Indonesian Political, Business & Finance News

Dominance of conglomerates must be checked

| Source: JP

Dominance of conglomerates must be checked

JAKARTA (JP): Political and business analysts said yesterday
that an anti-monopoly law is the only alternative to limit the
dominance of business conglomerates, which they described as
having reached a critical point.

The analysts, speaking at a seminar on human rights
development, warned that if no legal measure is enforced, the
conglomerates' dominance over the country's economy will not only
widen the financial gap with small economic players but could
destroy the overall economy.

Didin Damanhuri, an economist at the Bogor Institute of
Agriculture, said conglomerates, in the absence of an anti-
monopoly law, would use any loophole to wrangle government
favors.

"They will use any means to influence the government's
economic policies in their efforts to sustain their economic
dominance," he told the seminar held by the Center for
Information and Development Studies, the think thank of the
Association of Indonesian Islamic Intellectuals which is chaired
by State Minister of Research and Technology B.J. Habibie.

Didin said the country's top business groups have, for
example, often used influential think thank and educational
institutions to lobby the government.

Lobbies do not only result in the issuance of privileges but
also protectionist measures, he underlined. He added that such
treatment would further benefit the conglomerates which are
estimated to already control 60 percent of the country's economy.

"That's why, even the coordinating minister was unable to
control the business conglomerates," he remarked, apparently
referring to a recent statement by Coordinating Minister for
Trade and Industry Hartarto.

Hartarto said recently that the government will not restrict
the expansion of conglomerates because their growth is needed to
enable Indonesia to compete in the era of globalization.
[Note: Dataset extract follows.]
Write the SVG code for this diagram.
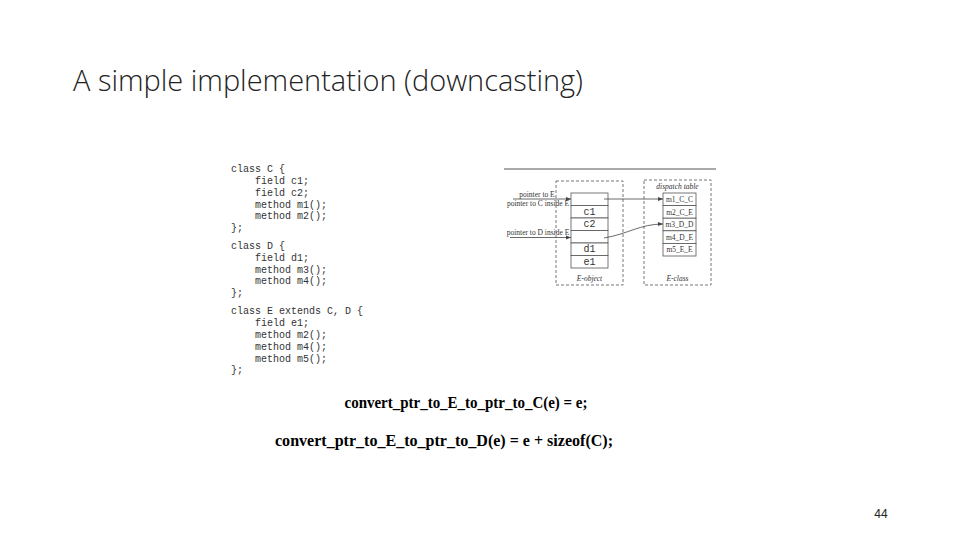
<svg xmlns="http://www.w3.org/2000/svg" width="960" height="540" viewBox="0 0 960 540">
<style>
.code{font-family:"Liberation Mono","DejaVu Sans Mono",monospace;font-size:10px;fill:#333}
.small{font-family:"Liberation Serif","DejaVu Serif",serif;font-size:7.5px;fill:#333}
.it{font-family:"Liberation Serif","DejaVu Serif",serif;font-size:7.5px;font-style:italic;fill:#333}
.cell{fill:#fff;stroke:#555;stroke-width:0.8}
.dash{fill:none;stroke:#666;stroke-width:0.9;stroke-dasharray:3,2}
.conn{fill:none;stroke:#444;stroke-width:0.8}
.f{font-family:"Liberation Serif","Times New Roman",serif;font-size:17px;font-weight:bold;fill:#000}
</style>
<defs>
<marker id="ah" viewBox="0 0 10 10" refX="10" refY="5" markerWidth="6" markerHeight="5" orient="auto" markerUnits="userSpaceOnUse">
<path d="M0,1 L10,5 L0,9 z" fill="#444"/>
</marker>
</defs>
<rect width="960" height="540" fill="#fff"/>
<text id="title" x="73" y="91" font-family="'Open Sans','Liberation Sans',sans-serif" font-weight="300" font-size="30" fill="#222" textLength="510" lengthAdjust="spacingAndGlyphs">A simple implementation (downcasting)</text>
<g id="code">
<text class="code" x="231" y="172">class C {</text>
<text class="code" x="255" y="184">field c1;</text>
<text class="code" x="255" y="196">field c2;</text>
<text class="code" x="255" y="208">method m1();</text>
<text class="code" x="255" y="219">method m2();</text>
<text class="code" x="231" y="231">};</text>
<text class="code" x="231" y="249">class D {</text>
<text class="code" x="255" y="261">field d1;</text>
<text class="code" x="255" y="273">method m3();</text>
<text class="code" x="255" y="284">method m4();</text>
<text class="code" x="231" y="296">};</text>
<text class="code" x="231" y="314">class E extends C, D {</text>
<text class="code" x="255" y="326">field e1;</text>
<text class="code" x="255" y="338">method m2();</text>
<text class="code" x="255" y="350">method m4();</text>
<text class="code" x="255" y="362">method m5();</text>
<text class="code" x="231" y="373">};</text>
</g>
<line x1="504" y1="169" x2="716" y2="169" stroke="#555" stroke-width="1"/>
<g id="e-object">
<rect class="dash" x="556" y="181" width="67" height="104"/>
<rect class="cell" x="571" y="193" width="37" height="12.5"/>
<rect class="cell" x="571" y="205.5" width="37" height="12.5"/>
<rect class="cell" x="571" y="218" width="37" height="12.5"/>
<rect class="cell" x="571" y="230.5" width="37" height="12.5"/>
<rect class="cell" x="571" y="243" width="37" height="12.5"/>
<rect class="cell" x="571" y="255.5" width="37" height="12.5"/>
<text class="code" x="589.5" y="214.5" text-anchor="middle" font-size="8">c1</text>
<text class="code" x="589.5" y="227" text-anchor="middle" font-size="8">c2</text>
<text class="code" x="589.5" y="252" text-anchor="middle" font-size="8">d1</text>
<text class="code" x="589.5" y="264.5" text-anchor="middle" font-size="8">e1</text>
<text class="it" x="589.5" y="281" text-anchor="middle">E-object</text>
</g>
<g id="e-class">
<rect class="dash" x="644" y="180" width="67" height="105"/>
<text class="it" x="677.5" y="189" text-anchor="middle">dispatch table</text>
<rect class="cell" x="663" y="193" width="33" height="12.6"/>
<rect class="cell" x="663" y="205.6" width="33" height="12.6"/>
<rect class="cell" x="663" y="218.2" width="33" height="12.6"/>
<rect class="cell" x="663" y="230.8" width="33" height="12.6"/>
<rect class="cell" x="663" y="243.4" width="33" height="12.6"/>
<text class="small" x="679.5" y="202" text-anchor="middle">m1_C_C</text>
<text class="small" x="679.5" y="214.6" text-anchor="middle">m2_C_E</text>
<text class="small" x="679.5" y="227.2" text-anchor="middle">m3_D_D</text>
<text class="small" x="679.5" y="239.8" text-anchor="middle">m4_D_E</text>
<text class="small" x="679.5" y="252.4" text-anchor="middle">m5_E_E</text>
<text class="it" x="677.5" y="281" text-anchor="middle">E-class</text>
</g>
<g id="pointer-labels">
<text class="small" x="537" y="196.5" text-anchor="middle">pointer to E</text>
<text class="small" x="538" y="206" text-anchor="middle">pointer to C inside E</text>
<text class="small" x="538" y="235" text-anchor="middle">pointer to D inside E</text>
</g>
<g id="connectors">
<line class="conn" x1="513" y1="199" x2="571" y2="199" marker-end="url(#ah)"/>
<line class="conn" x1="510" y1="237.5" x2="571" y2="237.5" marker-end="url(#ah)"/>
<line class="conn" x1="604" y1="199" x2="663" y2="199" marker-end="url(#ah)"/>
<path class="conn" d="M604,238 C628,234 640,224 663,224" marker-end="url(#ah)"/>
</g>
<text id="f1" class="f" x="466" y="408" text-anchor="middle" textLength="243" lengthAdjust="spacingAndGlyphs">convert_ptr_to_E_to_ptr_to_C(e) = e;</text>
<text id="f2" class="f" x="444" y="446" text-anchor="middle" textLength="338" lengthAdjust="spacingAndGlyphs">convert_ptr_to_E_to_ptr_to_D(e) = e + sizeof(C);</text>
<text id="page" x="881" y="518" text-anchor="middle" font-family="'Liberation Sans',Arial,sans-serif" font-size="12" fill="#222">44</text>
</svg>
Hartarto's remark was made to counter an earlier statement by
State Minister for Investment Sanyoto Sastrowardoyo, who, in a
hearing with the House of Representatives, said that the
government would limit the expansion business groups which
control a market share of 50 percent or more.

Respect

Also speaking at the seminar was outspoken House of
Representatives member Oka Mahendra. He said that conglomerates
have strangely won both favors and respect from the government
even though their actions are often sharply criticized,

"Large business groups are often considered as heroes for
their large tax payments," he said, adding that plain people, on
the contrary, receive no appreciation at all even though they
spend a larger amount of their money to pay property taxes.

The government's biased treatment often occurs in the
construction of new buildings or shopping complexes, he said,
citing that many traditional traders had to give way to the
construction of modern shopping centers.

Oka and Didin shared the view that the country's economic
policies must be reviewed in order to give fair treatment to all
Indonesian business players.

The two economic analysts said that the present economic
policies have deviated from the economic principles stipulated in
the 1945 Constitution.

Oka said the economy, which should be developed for the
interest of all Indonesians, had in fact benefited only those
enjoying close political or family ties with high ranking
officials.

Didin also said that strategic business activities, which
under the Constitution should be controlled by the state, are
being run by politically-connected businesspeople.

He also cited that the country's rich forestry resources have
benefited only certain business groups rather than the
government, while locals live in utter poverty.(hen)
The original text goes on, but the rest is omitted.